I have never been more proud to be a member of our campus than I have been since Friday.

The Chancellor’s inability to share in this pride is indicative of two things which now compromise the legitimacy of her leadership irreversibly.

First, the Chancellor must resign because her actions on Friday have indeed become a mark of shame which tarnishes the international reputation of our university and will continue to do so. The Chancellor’s actions on Friday, and the script of backpedaling and obfuscation she has followed since, surely do not make anyone on our campus proud. More than 79,000 people have now signed a petition demanding the Chancellor’s immediate resignation. The Board of the UC Davis Faculty Association has demanded the Chancellor’s immediate resignation. The largest department in the Humanities, the Department of English, now carries a statement on the front page of its website demanding the Chancellor’s immediate resignation. The majority of faculty in the Physics department have signed a letter calling for the Chancellor’s prompt resignation. At a rally of thousands and thousands of students on Monday, deafening roars met any and all demands for the Chancellor’s immediate resignation. The student General Assembly has officially voted no-confidence in the Chancellor’s leadership, stating that “Her actions have stripped her of the legitimacy required to continue to rightfully wield the authority of that office.” Statements of international condemnation are multiplying rapidly, one scheduled keynote speaker at a UC Davis conference has already cancelled his appearance, and calls for an international boycott of UC Davis have begun to circulate, demanding the Chancellor’s resignation as a condition of association with our university.

In this context, the Chancellor’s decision to cling to her post is a stain upon the reputation of UC Davis. It is not “yesterday” (Friday 18) which is shameful; it was the decision of the Chancellor herself that was shameful. Her refusal to resign is just as much so. Her refusal to resign at this point is just as authoritarian as her actions on Friday and as her defense of the police following their attack on peaceful protesters.

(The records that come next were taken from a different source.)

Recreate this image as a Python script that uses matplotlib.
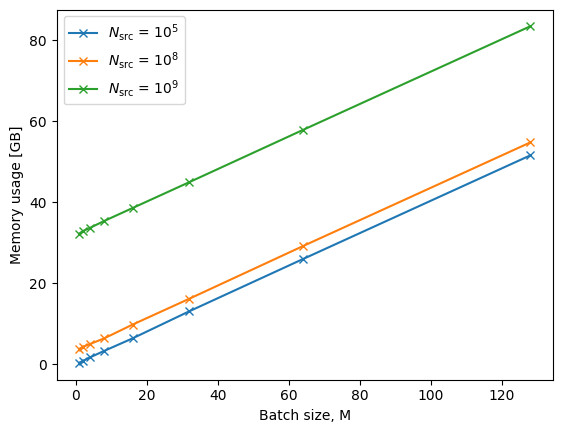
import numpy as np
import matplotlib
matplotlib.use("Agg")
import matplotlib.pyplot as plt

batch = [1, 2, 4, 8, 16, 32, 64, 128]
mem_1e5 = [0.4, 0.8, 1.7, 3.3, 6.4, 13.1, 26.0, 51.6]
mem_1e8 = [3.8, 4.3, 5.0, 6.4, 9.8, 16.2, 29.2, 54.8]
mem_1e9 = [32.3, 32.9, 33.7, 35.4, 38.6, 45.0, 57.9, 83.5]
labels = [r"$N_{\mathrm{src}}$ = $10^5$", r"$N_{\mathrm{src}}$ = $10^8$", r"$N_{\mathrm{src}}$ = $10^9$"]

fig = plt.figure(figsize=(5.62, 4.32), dpi=100)
ax = fig.add_axes([56.7/562, 1 - 379.5/432, 496/562, 370/432])

for y, lab in zip([mem_1e5, mem_1e8, mem_1e9], labels):
    ax.plot(batch, y, marker="x", label=lab)

ax.set_xlabel("Batch size, M")
ax.set_ylabel("Memory usage [GB]")
ax.legend(loc="upper left")

fig.savefig("out.png", dpi=100)
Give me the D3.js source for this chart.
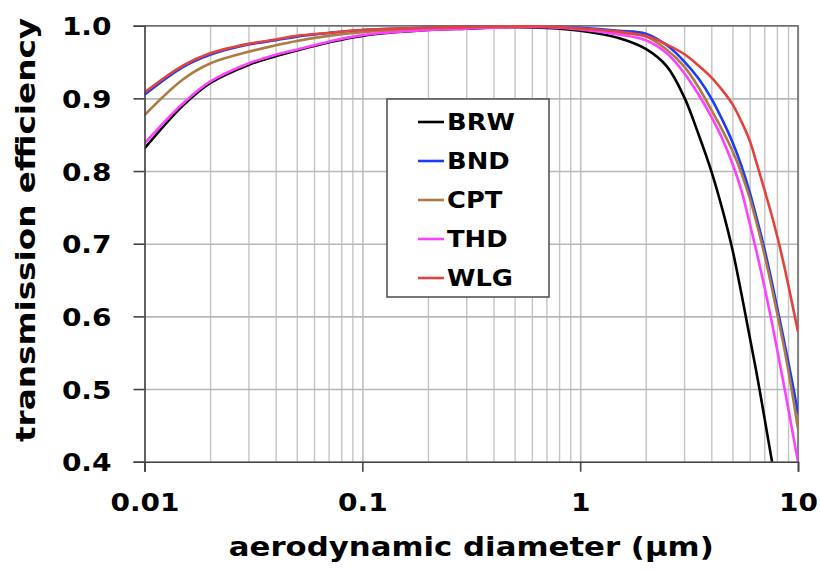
<!DOCTYPE html>
<html>
<head>
<meta charset="utf-8">
<script src="https://cdn.jsdelivr.net/npm/d3@7/dist/d3.min.js"></script>
<style>
  body { margin: 0; background: #fff; }
  text { font-family: "DejaVu Sans", Verdana, sans-serif; font-weight: bold; fill: #000; }
</style>
</head>
<body>
<div id="canvas"></div>
<script>
/* DATA */
const diameters = [0.01, 0.015, 0.02, 0.03, 0.04, 0.05, 0.07, 0.1, 0.2, 0.3, 0.5, 0.7,
                   1, 1.5, 2, 2.5, 3, 3.5, 4, 4.5, 5, 5.5, 6, 6.5, 7, 7.5, 8, 8.5, 9, 9.5, 10];

const brw = [0.831, 0.890, 0.921, 0.946, 0.958, 0.966, 0.977, 0.986, 0.994, 0.996, 0.998, 0.997,
             0.993, 0.983, 0.968, 0.944, 0.902, 0.850, 0.800, 0.747, 0.692, 0.631, 0.572, 0.517, 0.462, 0.410, 0.361,
             null, null, null, null];
const bnd = [0.905, 0.943, 0.960, 0.974, 0.980, 0.985, 0.990, 0.994, 0.997, 0.998, 0.999, 0.999,
             0.997, 0.993, 0.989, 0.973, 0.951, 0.927, 0.900, 0.870, 0.840, 0.807, 0.771, 0.732, 0.694, 0.654, 0.614,
             0.576, 0.539, 0.503, 0.466];
const cpt = [0.877, 0.926, 0.948, 0.964, 0.973, 0.979, 0.986, 0.991, 0.996, 0.998, 0.999, 0.999,
             0.996, 0.990, 0.985, 0.967, 0.944, 0.915, 0.884, 0.856, 0.828, 0.797, 0.763, 0.725, 0.686, 0.646, 0.606,
             0.567, 0.528, 0.487, 0.445];
const thd = [0.838, 0.893, 0.923, 0.948, 0.960, 0.967, 0.978, 0.987, 0.994, 0.996, 0.998, 0.998,
             0.995, 0.988, 0.980, 0.962, 0.935, 0.905, 0.875, 0.844, 0.810, 0.773, 0.728, 0.685, 0.642, 0.599, 0.556,
             0.515, 0.475, 0.436, 0.400];
const wlg = [0.908, 0.945, 0.962, 0.975, 0.981, 0.986, 0.990, 0.994, 0.997, 0.998, 0.999, 0.999,
             0.996, 0.992, 0.986, 0.974, 0.961, 0.945, 0.929, 0.911, 0.892, 0.868, 0.842, 0.808, 0.775, 0.744, 0.712,
             0.679, 0.645, 0.611, 0.579];

const stations = ["BRW", "BND", "CPT", "THD", "WLG"];
const stationValues = [brw, bnd, cpt, thd, wlg];
const stationColors = ["#000000", "#1a3cff", "#b07a45", "#ff40ff", "#e2433c"];

const xTicks = [0.01, 0.1, 1, 10];
const yTicks = [0.4, 0.5, 0.6, 0.7, 0.8, 0.9, 1.0];


/* CREATE THE SVG CANVAS */
const width = 820;
const height = 570;
const margin = { top: 25.7, right: 22, bottom: 108.3, left: 144.5 };
const stretch = 1.12;

const svg = d3.select("#canvas")
    .append("svg")
    .attr("width", width)
    .attr("height", height);

const x = d3.scaleLog()
    .domain([0.01, 10])
    .range([margin.left, width - margin.right]);

const y = d3.scaleLinear()
    .domain([0.4, 1.0])
    .range([height - margin.bottom, margin.top]);

function widen(sel, factor) {
    sel.each(function() {
        const len = this.getComputedTextLength();
        d3.select(this).attr("textLength", len * (factor || stretch)).attr("lengthAdjust", "spacingAndGlyphs");
    });
}


/* GRID LINES */
const minorX = [];
[0.01, 0.1, 1].forEach(function(dec) {
    for (let k = 1; k <= 10; k++) minorX.push(dec * k);
});

svg.append("g")
    .attr("transform", `translate(0,${height - margin.bottom})`)
    .call(d3.axisBottom(x).tickValues(minorX).tickSize(-(y.range()[0] - y.range()[1])).tickFormat(""))
    .call(g => g.select(".domain").remove())
    .selectAll("line")
    .attr("stroke", "#c4c4c4")
    .attr("stroke-width", 1.4);

svg.append("g")
    .attr("transform", `translate(${margin.left},0)`)
    .call(d3.axisLeft(y).tickValues(yTicks).tickSize(-(x.range()[1] - x.range()[0])).tickFormat(""))
    .call(g => g.select(".domain").remove())
    .selectAll("line")
    .attr("stroke", "#b8b8b8")
    .attr("stroke-width", 1.6);

// top and right frame
svg.append("path")
    .attr("d", `M${x(0.01)},${y(1)}H${x(10)}V${y(0.4)}`)
    .attr("fill", "none")
    .attr("stroke", "#6e6e6e")
    .attr("stroke-width", 1.6);


/* CURVES */
svg.append("clipPath")
    .attr("id", "plot")
    .append("rect")
    .attr("x", x(0.01))
    .attr("y", y(1.0) - 2)
    .attr("width", x(10) - x(0.01))
    .attr("height", y(0.4) - y(1.0) + 2);

const line = d3.line()
    .defined(d => d[1] !== null)
    .x(d => x(d[0]))
    .y(d => y(d[1]))
    .curve(d3.curveCatmullRom.alpha(0.5));

stations.forEach(function(name, i) {
    const pts = diameters.map((d, j) => [d, stationValues[i][j]]);
    svg.append("path")
        .datum(pts)
        .attr("clip-path", "url(#plot)")
        .attr("fill", "none")
        .attr("stroke", stationColors[i])
        .attr("stroke-width", 2.6)
        .attr("d", line);
});


/* AXES */
const xAxis = svg.append("g")
    .attr("transform", `translate(0,${y(0.4)})`)
    .call(d3.axisBottom(x).tickValues(xTicks).tickFormat(d => String(d)).tickSize(10).tickPadding(22));
xAxis.select(".domain").attr("stroke", "#444").attr("stroke-width", 1.6);
xAxis.selectAll("line").attr("stroke", "#444").attr("stroke-width", 1.6);
xAxis.selectAll("text")
    .style("font-size", "25px")
    .call(widen);

const yAxis = svg.append("g")
    .attr("transform", `translate(${x(0.01)},0)`)
    .call(d3.axisLeft(y).tickValues(yTicks).tickFormat(d3.format(".1f")).tickSize(11).tickPadding(22));
yAxis.select(".domain").attr("stroke", "#444").attr("stroke-width", 1.6);
yAxis.selectAll("line").attr("stroke", "#444").attr("stroke-width", 1.6);
yAxis.selectAll("text")
    .attr("dy", "0.36em")
    .style("font-size", "25px")
    .call(widen);

svg.append("text")
    .attr("x", (x(0.01) + x(10)) / 2)
    .attr("y", 556)
    .attr("text-anchor", "middle")
    .style("font-size", "27px")
    .text("aerodynamic diameter (\u03bcm)")
    .call(widen, 1.14);

svg.append("text")
    .attr("transform", "translate(35,230) rotate(-90)")
    .attr("text-anchor", "middle")
    .style("font-size", "27px")
    .text("transmission efficiency")
    .call(widen, 1.21);


/* LEGEND */
const legend = svg.append("g");

legend.append("rect")
    .attr("x", 387)
    .attr("y", 99)
    .attr("width", 162)
    .attr("height", 198)
    .attr("fill", "#fff")
    .attr("stroke", "#555")
    .attr("stroke-width", 1.6);

stations.forEach(function(name, i) {
    const cy = 122 + i * 39;
    legend.append("line")
        .attr("x1", 418)
        .attr("x2", 444)
        .attr("y1", cy)
        .attr("y2", cy)
        .attr("stroke", stationColors[i])
        .attr("stroke-width", 2.6);
    legend.append("text")
        .attr("x", 447)
        .attr("y", cy)
        .attr("dy", "0.36em")
        .style("font-size", "23px")
        .text(name)
        .call(widen);
});
</script>
</body>
</html>
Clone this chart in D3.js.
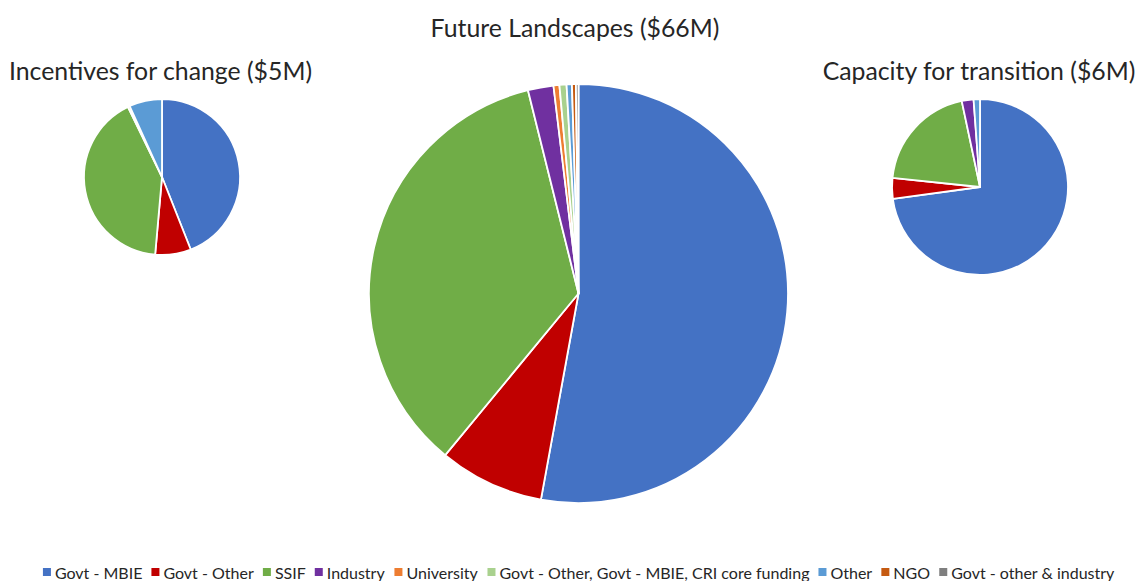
<!DOCTYPE html>
<html>
<head>
<meta charset="utf-8">
<script src="https://cdn.jsdelivr.net/npm/d3@7"></script>
<style>
  html, body { margin: 0; padding: 0; background: #ffffff; }
  svg { display: block; }
  text { font-family: Lato, "Open Sans", "Liberation Sans", sans-serif; fill: #262626; }
</style>
</head>
<body>
<svg id="chart" width="1138" height="581"></svg>
<script>
// Funding sources shared by every programme
const categories = [
  "Govt - MBIE",
  "Govt - Other",
  "SSIF",
  "Industry",
  "University",
  "Govt - Other, Govt - MBIE, CRI core funding",
  "Other",
  "NGO",
  "Govt - other & industry"
];
const colors = ["#4472C4", "#C00000", "#70AD47", "#7030A0", "#ED7D31", "#A9D18E", "#5B9BD5", "#C55A11", "#7F7F7F"];

// Programme titles
const titles = ["Incentives for change ($5M)", "Future Landscapes ($66M)", "Capacity for transition ($6M)"];

// Funding by source, $M
const incentivesValues = [2.20, 0.37, 2.07, 0, 0.02, 0, 0.34, 0, 0];
const landscapesValues = [34.9, 5.35, 23.2, 1.30, 0.30, 0.36, 0.27, 0.20, 0.13];
const capacityValues   = [4.37, 0.23, 1.20, 0.13, 0, 0, 0.07, 0, 0];

const svg = d3.select("#chart");

const pies = [
  { values: incentivesValues, cx: 162, cy: 177, r: 78, title: titles[0], tx: 160.5, ty: 80 },
  { values: landscapesValues, cx: 578.5, cy: 293.5, r: 209.5, title: titles[1], tx: 575, ty: 37 },
  { values: capacityValues, cx: 980, cy: 187, r: 88, title: titles[2], tx: 979, ty: 80 }
];
const titleSize = 24.8;

const color = d3.scaleOrdinal().domain(categories).range(colors);
const pie = d3.pie().sort(null).value(d => d.value);

pies.forEach(p => {
  const rows = categories.map((c, i) => ({ name: c, value: p.values[i] }));
  const arc = d3.arc().innerRadius(0).outerRadius(p.r);
  const g = svg.append("g").attr("transform", `translate(${p.cx},${p.cy})`);
  g.selectAll("path")
    .data(pie(rows).filter(d => d.data.value > 0))
    .join("path")
    .attr("d", arc)
    .attr("fill", d => color(d.data.name))
    .attr("stroke", "#ffffff")
    .attr("stroke-width", 1.8)
    .attr("stroke-linejoin", "round");

  svg.append("text")
    .attr("x", p.tx)
    .attr("y", p.ty)
    .attr("text-anchor", "middle")
    .attr("font-size", titleSize)
    .text(p.title);
});

// Legend along the bottom, centred
const legend = svg.append("g").attr("transform", "translate(0,573)");
const legendFont = 16;
const items = legend.selectAll("g")
  .data(categories)
  .join("g");
items.append("rect")
  .attr("width", 8).attr("height", 8)
  .attr("y", -5)
  .attr("fill", d => color(d));
items.append("text")
  .attr("x", 12)
  .attr("y", 0)
  .attr("dy", "0.35em")
  .attr("font-size", legendFont)
  .attr("fill", "#404040")
  .text(d => d);

let widths = [];
items.each(function() { widths.push(this.getBBox().width); });
const gap = 9;
const total = d3.sum(widths) + gap * (widths.length - 1);
let x = 579 - total / 2;
items.attr("transform", (d, i) => {
  const t = `translate(${x},0)`;
  x += widths[i] + gap;
  return t;
});
</script>
</body>
</html>
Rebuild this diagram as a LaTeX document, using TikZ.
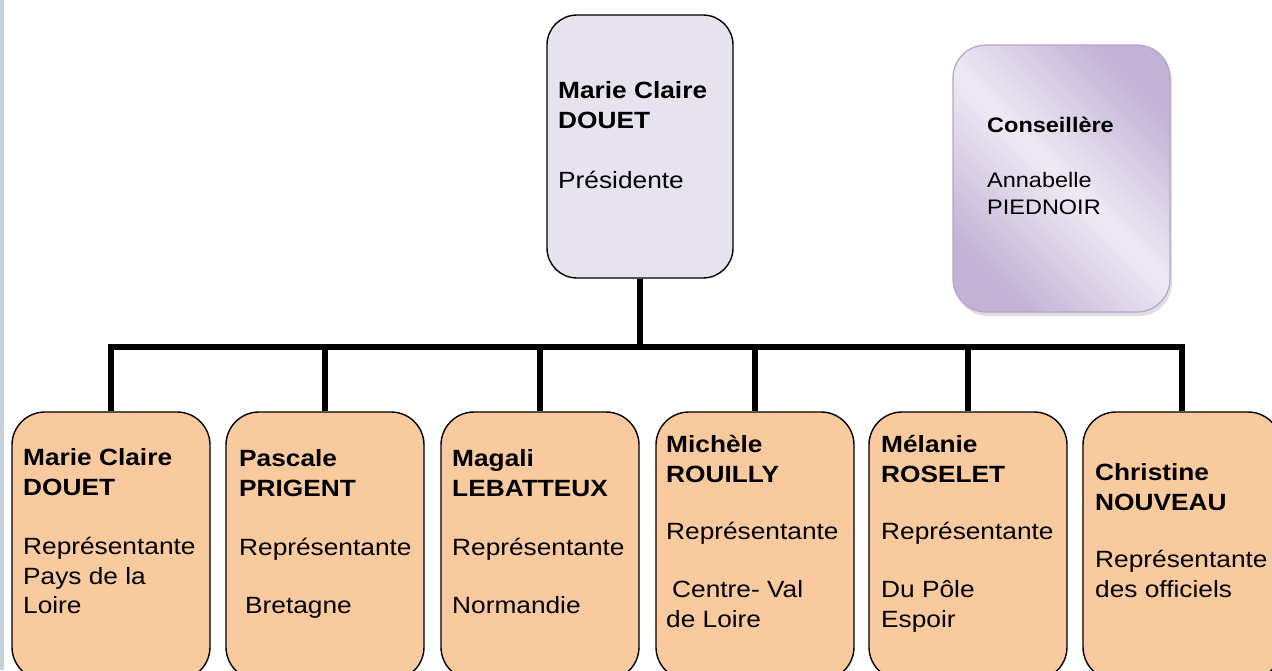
\documentclass[tikz,border=0pt]{standalone}
\usepackage{fontspec}
\setmainfont[FakeStretch=1.118]{Liberation Sans}
\usetikzlibrary{calc,shadows}
\definecolor{orangefill}{HTML}{F9CA9E}
\definecolor{topfill}{HTML}{E6E2EE}
\definecolor{purpdark}{HTML}{C2B2D5}
\definecolor{purplight}{HTML}{EEEAF4}
\definecolor{purpborder}{HTML}{B6A4CC}
\definecolor{leftbar}{HTML}{C5D0DA}
\tikzset{
  orgbox/.style={draw=black, line width=1.4pt, rounded corners=33pt, inner sep=0pt,
    minimum width=198pt, minimum height=268pt, fill=orangefill},
  presbox/.style={draw=black, line width=1.4pt, rounded corners=30pt, inner sep=0pt,
    minimum width=186pt, minimum height=263pt, fill=topfill},
  advbox/.style={draw=purpborder, line width=1.2pt, rounded corners=33pt, inner sep=0pt,
    minimum width=217pt, minimum height=267pt,
    top color=purpdark, bottom color=purpdark, middle color=purplight, shading angle=-45,
    drop shadow={opacity=0.25, shadow xshift=2pt, shadow yshift=-4pt}},
  label/.style={anchor=north west, inner sep=0pt, align=left, text=black,
    font=\fontsize{23.5}{29.8}\selectfont, execute at begin node=\strut},
  smalllabel/.style={anchor=north west, inner sep=0pt, align=left, text=black,
    font=\fontsize{21}{27.2}\selectfont, execute at begin node=\strut},
  conn/.style={draw=black, line width=6pt, line join=miter}
}
\begin{document}
\begin{tikzpicture}[x=1pt,y=-1pt]
\useasboundingbox (0,0) rectangle (1272,670);
\clip (0,0) rectangle (1272,670);
\fill[white] (0,0) rectangle (1272,670);
\fill[leftbar] (0,0) rectangle (3.5,670);

% boxes
\node[presbox] (pres) at (640,146.5) {};
\node[advbox] (adv) at (1061.5,178.5) {};
\node[orgbox] (b1) at (111,546) {};
\node[orgbox] (b2) at (325,546) {};
\node[orgbox] (b3) at (540,546) {};
\node[orgbox] (b4) at (755,546) {};
\node[orgbox] (b5) at (968,546) {};
\node[orgbox] (b6) at (1182,546) {};

% connectors
\coordinate (bus) at (640,347);
\foreach \i in {1,...,6}{
  \draw[conn] (pres.south) -- (bus) -| (b\i.north);
}

% texts
\node[label] (tpres) at (558,81) {\textbf{Marie Claire}\\\textbf{DOUET}\\[30.5pt]Présidente};
\node[smalllabel] (tadv) at (987,117) {\textbf{Conseillère}\\[27.5pt]Annabelle\\PIEDNOIR};

\node[label] (t1) at (23,448.5) {\textbf{Marie Claire}\\\textbf{DOUET}\\[29pt]Représentante\\Pays de la\\Loire};
\node[label] (t2) at (239,449.5) {\textbf{Pascale}\\\textbf{PRIGENT}\\[29pt]Représentante\\[28pt]\hspace*{6pt}Bretagne};
\node[label] (t3) at (452,449.5) {\textbf{Magali}\\\textbf{LEBATTEUX}\\[29pt]Représentante\\[28pt]Normandie};
\node[label] (t4) at (666,435) {\textbf{Michèle}\\\textbf{ROUILLY}\\[27pt]Représentante\\[28.5pt]\hspace*{6pt}Centre- Val\\de Loire};
\node[label] (t5) at (881,435) {\textbf{Mélanie}\\\textbf{ROSELET}\\[27pt]Représentante\\[28.5pt]Du Pôle\\Espoir};
\node[label] (t6) at (1095,463) {\textbf{Christine}\\\textbf{NOUVEAU}\\[28pt]Représentante\\des officiels};
\end{tikzpicture}
\end{document}
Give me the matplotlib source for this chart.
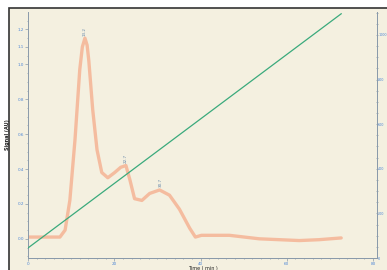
import numpy as np
import matplotlib.pyplot as plt
from matplotlib.patches import Rectangle

# chromatogram trace (time in min, absorbance)
time = [0, 7.4, 8.6, 9.7, 10.9, 12.0, 12.6, 13.2, 13.7, 14.1, 15.0, 16.0, 17.1, 18.5, 20.1,
        21.5, 22.7, 23.6, 24.7, 26.4, 28.2, 30.5, 32.8, 35.1, 37.5, 38.8, 40.2,
        46.7, 53.6, 62.9, 67.5, 72.6]
signal = [0.01, 0.01, 0.05, 0.22, 0.57, 0.97, 1.10, 1.15, 1.11, 1.02, 0.74, 0.51, 0.38, 0.35, 0.38,
          0.41, 0.42, 0.34, 0.23, 0.22, 0.26, 0.28, 0.25, 0.17, 0.06, 0.01, 0.02,
          0.02, 0.0, -0.01, -0.005, 0.005]

# gradient line (right axis)
grad_time = [0, 72.6]
grad_val = [45, 1095]

# peak labels
peak_time = [13.2, 22.7, 30.7]
peak_val = [1.15, 0.42, 0.28]
peak_text = ['13.2', '22.7', '30.7']

left_ticks = [0.0, 0.2, 0.4, 0.6, 0.8, 1.0, 1.1, 1.2]
right_ticks = [0, 200, 400, 600, 800, 1000]
x_ticks = [0, 20, 40, 60, 80]

bg = '#f4f0e0'
blue = '#4d86d6'

fig = plt.figure(figsize=(3.87, 2.70), dpi=100, facecolor='white')
# screenshot frame
fig.patches.append(Rectangle((9/387, -0.1), 1.2, 1 - 8/270 + 0.1, transform=fig.transFigure,
                             facecolor=bg, edgecolor='#333333', linewidth=1.2, zorder=-5))

ax = fig.add_axes([28/387, 1 - 258/270, 349/387, 246/270])
ax.set_facecolor(bg)
ax.plot(time, signal, color='#f4ab8a', lw=2.4, alpha=0.75,
        solid_capstyle='round', solid_joinstyle='round')
ax.set_xlim(0, 80.9)
ax.set_ylim(-0.11, 1.30)
ax.set_yticks(left_ticks)
ax.set_yticklabels(['%.1f' % v for v in left_ticks])
ax.set_xticks(x_ticks)
ax.set_xticks(np.arange(0, 81, 2), minor=True)
ax.set_yticks(np.arange(-0.1, 1.3, 0.05), minor=True)
ax.set_ylabel('Signal (AU)', fontsize=3.5, color='#222222', labelpad=5, fontweight='bold')
ax.set_xlabel('Time ( min )', fontsize=3.5, color='#222222')
ax.xaxis.set_label_coords(0.5, -0.034)

for t, v, s in zip(peak_time, peak_val, peak_text):
    ax.text(t, v + 0.015, s, rotation=90, fontsize=3, color='#6688aa', ha='center', va='bottom')

ax2 = ax.twinx()
ax2.plot(grad_time, grad_val, color='#3aaa7c', lw=0.9)
ax2.set_ylim(0, 1103)
ax2.set_yticks(right_ticks)
ax2.set_yticks(np.arange(0, 1101, 50), minor=True)

for a in (ax, ax2):
    a.spines['top'].set_visible(False)
    for s in ('left', 'right', 'bottom'):
        a.spines[s].set_color('#8a9aaa')
        a.spines[s].set_linewidth(0.7)
    a.tick_params(which='both', colors='#8a9aaa', labelcolor=blue, labelsize=3,
                  length=2, width=0.5, pad=1)
    a.tick_params(which='minor', length=1)
ax2.spines['left'].set_visible(False)
ax2.tick_params(axis='y', which='both', direction='inout', length=1.5, pad=0.1, labelsize=2.4)

fig.savefig('out.png', dpi=100, facecolor='white')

And this does not bode well for her actions in the future. The Chancellor continues to call for “dialogue” with the students. For their part, the mass of students continue to call for her immediate resignation. The fact is: the Chancellor does not listen to students. She has not in the past and she does not now. That is why she cannot understand that Friday is a day that does indeed make many on our campus proud. Friday can only be a source of pride for those of us who listen to the students, who hear their grievances, who see their determination, and who share those grievances and that determination. The Chancellor is not among us.

Second, by refusing to heed mass calls for her resignation, the Chancellor continues to make herself the focus of the student movement. And the student movement has better things to do. For example: disband the UCPD, end tuition increases, and continue to struggle in solidarity with the national occupation movement. Demanding and forcing the Chancellor’s resignation is necessary, but it is hardly sufficient. It is an important step toward securing new conditions of possibility for the student struggle on our campus—conditions under which administrators understand that there are consequences for forcibly dispersing student protests. But these are only conditions of possibility for the struggle against privatization in which we have been engaged for two years.

As student protester Alex Barnard puts it:

“On Wednesday, I knowingly violated university policy by setting up a tent on the lawn,” Barnard said. “I didn’t deserve to be beaten for it, but I am nonetheless prepared to accept the disciplinary consequences of my actions. And so I say to Chancellor Birgeneau — I’m willing to face the consequences of my actions. Are you?”